START

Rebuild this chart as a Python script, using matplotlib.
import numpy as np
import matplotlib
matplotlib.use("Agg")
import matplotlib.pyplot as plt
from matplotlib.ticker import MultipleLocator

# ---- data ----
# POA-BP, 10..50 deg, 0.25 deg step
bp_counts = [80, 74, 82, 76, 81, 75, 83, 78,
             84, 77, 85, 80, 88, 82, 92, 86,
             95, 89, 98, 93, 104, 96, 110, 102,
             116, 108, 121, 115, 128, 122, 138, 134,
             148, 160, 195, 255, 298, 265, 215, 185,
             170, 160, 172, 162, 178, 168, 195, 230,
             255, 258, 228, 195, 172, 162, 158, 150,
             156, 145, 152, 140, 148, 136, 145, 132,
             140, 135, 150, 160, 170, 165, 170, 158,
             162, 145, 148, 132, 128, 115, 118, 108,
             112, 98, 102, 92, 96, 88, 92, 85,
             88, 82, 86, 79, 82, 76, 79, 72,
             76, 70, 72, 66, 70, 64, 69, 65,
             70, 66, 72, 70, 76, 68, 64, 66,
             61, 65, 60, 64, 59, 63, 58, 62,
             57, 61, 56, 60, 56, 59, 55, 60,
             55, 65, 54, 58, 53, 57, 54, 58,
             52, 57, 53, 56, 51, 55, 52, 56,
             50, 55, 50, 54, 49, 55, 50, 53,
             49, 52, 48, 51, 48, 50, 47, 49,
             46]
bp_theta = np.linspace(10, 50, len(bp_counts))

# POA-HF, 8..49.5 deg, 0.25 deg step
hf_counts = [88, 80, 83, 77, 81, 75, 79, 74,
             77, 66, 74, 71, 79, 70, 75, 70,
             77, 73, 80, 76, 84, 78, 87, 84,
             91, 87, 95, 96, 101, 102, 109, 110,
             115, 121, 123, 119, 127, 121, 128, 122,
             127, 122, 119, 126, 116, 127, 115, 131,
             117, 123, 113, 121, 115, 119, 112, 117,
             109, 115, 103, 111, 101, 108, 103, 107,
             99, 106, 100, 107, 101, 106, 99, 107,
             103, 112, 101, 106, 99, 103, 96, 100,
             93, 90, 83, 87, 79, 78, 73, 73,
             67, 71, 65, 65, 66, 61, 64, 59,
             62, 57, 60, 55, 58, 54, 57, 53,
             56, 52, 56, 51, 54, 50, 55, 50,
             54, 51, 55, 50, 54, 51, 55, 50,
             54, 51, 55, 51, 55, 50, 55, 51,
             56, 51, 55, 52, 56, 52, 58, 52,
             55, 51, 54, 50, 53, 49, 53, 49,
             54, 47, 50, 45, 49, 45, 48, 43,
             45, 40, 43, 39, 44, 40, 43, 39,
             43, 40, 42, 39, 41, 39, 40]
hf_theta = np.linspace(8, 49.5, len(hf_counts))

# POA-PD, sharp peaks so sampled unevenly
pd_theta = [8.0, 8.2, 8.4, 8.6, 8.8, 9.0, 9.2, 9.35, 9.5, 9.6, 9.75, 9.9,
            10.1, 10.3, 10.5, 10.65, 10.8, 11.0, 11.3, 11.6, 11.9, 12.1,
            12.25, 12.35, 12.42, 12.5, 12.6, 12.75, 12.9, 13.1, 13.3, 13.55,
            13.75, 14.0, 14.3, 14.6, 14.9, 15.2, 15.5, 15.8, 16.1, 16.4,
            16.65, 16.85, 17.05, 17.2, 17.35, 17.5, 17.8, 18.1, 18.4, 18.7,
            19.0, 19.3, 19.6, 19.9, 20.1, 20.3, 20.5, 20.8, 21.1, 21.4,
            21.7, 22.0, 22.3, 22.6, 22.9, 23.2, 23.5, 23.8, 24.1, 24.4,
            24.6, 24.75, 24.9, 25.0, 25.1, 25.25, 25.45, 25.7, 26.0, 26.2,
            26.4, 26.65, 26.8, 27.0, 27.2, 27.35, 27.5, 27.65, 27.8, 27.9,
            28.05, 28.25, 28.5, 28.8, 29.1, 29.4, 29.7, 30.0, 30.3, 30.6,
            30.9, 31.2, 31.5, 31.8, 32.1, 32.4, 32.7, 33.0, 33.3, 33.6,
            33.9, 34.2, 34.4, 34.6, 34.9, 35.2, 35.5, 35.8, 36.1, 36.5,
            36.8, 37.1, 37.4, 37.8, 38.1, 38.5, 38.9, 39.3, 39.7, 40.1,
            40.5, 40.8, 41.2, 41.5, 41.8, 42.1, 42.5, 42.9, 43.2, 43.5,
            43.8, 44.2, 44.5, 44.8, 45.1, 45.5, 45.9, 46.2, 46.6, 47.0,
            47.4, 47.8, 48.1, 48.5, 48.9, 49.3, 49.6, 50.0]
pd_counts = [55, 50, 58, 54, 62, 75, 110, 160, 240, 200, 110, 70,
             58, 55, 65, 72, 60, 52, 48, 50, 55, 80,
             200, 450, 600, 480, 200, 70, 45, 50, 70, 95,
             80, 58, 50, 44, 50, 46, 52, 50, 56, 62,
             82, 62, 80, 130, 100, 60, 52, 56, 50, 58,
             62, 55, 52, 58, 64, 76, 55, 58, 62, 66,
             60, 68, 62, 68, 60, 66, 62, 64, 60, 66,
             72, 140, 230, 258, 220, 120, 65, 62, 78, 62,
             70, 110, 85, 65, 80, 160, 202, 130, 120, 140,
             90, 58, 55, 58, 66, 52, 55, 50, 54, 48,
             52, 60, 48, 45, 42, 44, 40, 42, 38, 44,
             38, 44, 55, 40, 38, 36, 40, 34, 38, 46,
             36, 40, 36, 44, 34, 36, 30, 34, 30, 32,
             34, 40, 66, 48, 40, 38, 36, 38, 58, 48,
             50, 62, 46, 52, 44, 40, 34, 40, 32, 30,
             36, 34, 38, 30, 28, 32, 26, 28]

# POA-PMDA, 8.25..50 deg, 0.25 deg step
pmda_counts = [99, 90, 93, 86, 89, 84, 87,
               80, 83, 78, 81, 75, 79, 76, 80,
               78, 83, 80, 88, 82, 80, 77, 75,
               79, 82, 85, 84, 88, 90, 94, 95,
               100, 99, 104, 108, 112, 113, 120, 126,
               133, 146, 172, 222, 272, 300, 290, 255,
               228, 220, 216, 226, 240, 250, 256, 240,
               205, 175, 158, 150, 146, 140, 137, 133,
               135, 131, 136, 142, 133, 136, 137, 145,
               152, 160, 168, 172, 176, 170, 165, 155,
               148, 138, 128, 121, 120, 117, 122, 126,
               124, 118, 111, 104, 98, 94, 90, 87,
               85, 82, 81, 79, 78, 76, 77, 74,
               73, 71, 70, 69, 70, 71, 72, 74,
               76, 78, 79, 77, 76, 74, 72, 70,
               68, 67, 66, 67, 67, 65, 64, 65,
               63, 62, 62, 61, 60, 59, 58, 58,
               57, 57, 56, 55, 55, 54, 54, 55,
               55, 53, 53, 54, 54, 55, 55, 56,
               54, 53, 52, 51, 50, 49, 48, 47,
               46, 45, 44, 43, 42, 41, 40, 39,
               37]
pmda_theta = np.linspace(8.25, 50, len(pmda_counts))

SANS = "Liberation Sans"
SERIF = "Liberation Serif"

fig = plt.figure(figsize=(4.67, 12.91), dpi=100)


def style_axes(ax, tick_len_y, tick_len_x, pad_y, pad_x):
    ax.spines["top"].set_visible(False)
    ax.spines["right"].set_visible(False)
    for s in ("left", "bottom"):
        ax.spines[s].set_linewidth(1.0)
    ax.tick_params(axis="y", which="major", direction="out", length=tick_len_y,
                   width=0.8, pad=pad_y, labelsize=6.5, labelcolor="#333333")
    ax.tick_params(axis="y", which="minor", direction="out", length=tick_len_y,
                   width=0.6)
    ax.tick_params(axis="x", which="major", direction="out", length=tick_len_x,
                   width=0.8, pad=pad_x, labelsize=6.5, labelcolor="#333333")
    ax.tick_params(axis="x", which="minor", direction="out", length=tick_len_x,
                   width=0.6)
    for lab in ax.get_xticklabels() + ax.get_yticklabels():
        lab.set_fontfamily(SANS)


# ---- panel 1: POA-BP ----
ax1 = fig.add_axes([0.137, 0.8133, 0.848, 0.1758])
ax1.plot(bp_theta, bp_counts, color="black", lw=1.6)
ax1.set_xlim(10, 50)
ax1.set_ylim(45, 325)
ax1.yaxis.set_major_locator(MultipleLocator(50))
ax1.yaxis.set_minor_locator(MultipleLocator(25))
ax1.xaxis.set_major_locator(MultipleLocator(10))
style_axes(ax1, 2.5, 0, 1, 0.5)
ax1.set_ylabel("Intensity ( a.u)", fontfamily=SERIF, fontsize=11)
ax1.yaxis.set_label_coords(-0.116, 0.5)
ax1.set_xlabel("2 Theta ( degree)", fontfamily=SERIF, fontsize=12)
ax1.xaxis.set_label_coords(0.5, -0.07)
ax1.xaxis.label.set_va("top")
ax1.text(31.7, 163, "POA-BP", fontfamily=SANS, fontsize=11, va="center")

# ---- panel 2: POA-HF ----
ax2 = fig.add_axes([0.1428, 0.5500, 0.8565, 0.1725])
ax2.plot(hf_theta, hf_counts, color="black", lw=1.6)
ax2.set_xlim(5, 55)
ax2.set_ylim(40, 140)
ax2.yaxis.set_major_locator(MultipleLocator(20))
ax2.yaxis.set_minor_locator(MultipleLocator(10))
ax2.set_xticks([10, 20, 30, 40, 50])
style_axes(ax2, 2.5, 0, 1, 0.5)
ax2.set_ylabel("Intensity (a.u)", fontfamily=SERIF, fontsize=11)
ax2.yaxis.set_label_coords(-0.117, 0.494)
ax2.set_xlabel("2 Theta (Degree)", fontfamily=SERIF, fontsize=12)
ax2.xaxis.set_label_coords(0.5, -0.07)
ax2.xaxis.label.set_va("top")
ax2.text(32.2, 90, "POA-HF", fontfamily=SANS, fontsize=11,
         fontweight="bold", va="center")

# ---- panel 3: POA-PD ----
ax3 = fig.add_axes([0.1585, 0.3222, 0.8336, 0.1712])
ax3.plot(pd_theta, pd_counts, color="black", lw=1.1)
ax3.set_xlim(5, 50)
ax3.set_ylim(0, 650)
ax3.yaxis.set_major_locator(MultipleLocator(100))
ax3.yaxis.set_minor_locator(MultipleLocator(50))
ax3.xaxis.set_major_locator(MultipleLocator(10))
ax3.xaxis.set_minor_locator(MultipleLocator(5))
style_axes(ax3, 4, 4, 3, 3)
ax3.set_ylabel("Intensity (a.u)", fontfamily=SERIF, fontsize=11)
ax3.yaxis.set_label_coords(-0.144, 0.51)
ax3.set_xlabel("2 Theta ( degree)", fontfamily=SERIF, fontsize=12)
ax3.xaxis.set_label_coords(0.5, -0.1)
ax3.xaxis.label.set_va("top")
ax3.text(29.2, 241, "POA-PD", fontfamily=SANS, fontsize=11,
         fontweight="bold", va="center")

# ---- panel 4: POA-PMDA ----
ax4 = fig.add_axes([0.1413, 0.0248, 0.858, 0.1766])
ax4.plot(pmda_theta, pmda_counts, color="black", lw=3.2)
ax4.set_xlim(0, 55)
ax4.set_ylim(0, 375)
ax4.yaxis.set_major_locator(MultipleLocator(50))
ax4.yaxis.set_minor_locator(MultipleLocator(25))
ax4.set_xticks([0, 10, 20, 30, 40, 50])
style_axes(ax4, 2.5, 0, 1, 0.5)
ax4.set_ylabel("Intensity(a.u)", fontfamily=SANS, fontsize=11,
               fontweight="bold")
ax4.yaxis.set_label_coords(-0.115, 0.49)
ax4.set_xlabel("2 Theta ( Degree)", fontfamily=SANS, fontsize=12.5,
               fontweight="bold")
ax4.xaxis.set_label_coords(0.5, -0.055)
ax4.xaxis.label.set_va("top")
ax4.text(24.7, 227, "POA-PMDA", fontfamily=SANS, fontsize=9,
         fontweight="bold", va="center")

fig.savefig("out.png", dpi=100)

END

Exercise details:
Only the lines from the top of the data through the line that contains "from matplotlib.ticker import MultipleLocator" should be quoted, exactly as they stand.

Full output:
Rebuild this chart as a Python script, using matplotlib.
import numpy as np
import matplotlib
matplotlib.use("Agg")
import matplotlib.pyplot as plt
from matplotlib.ticker import MultipleLocator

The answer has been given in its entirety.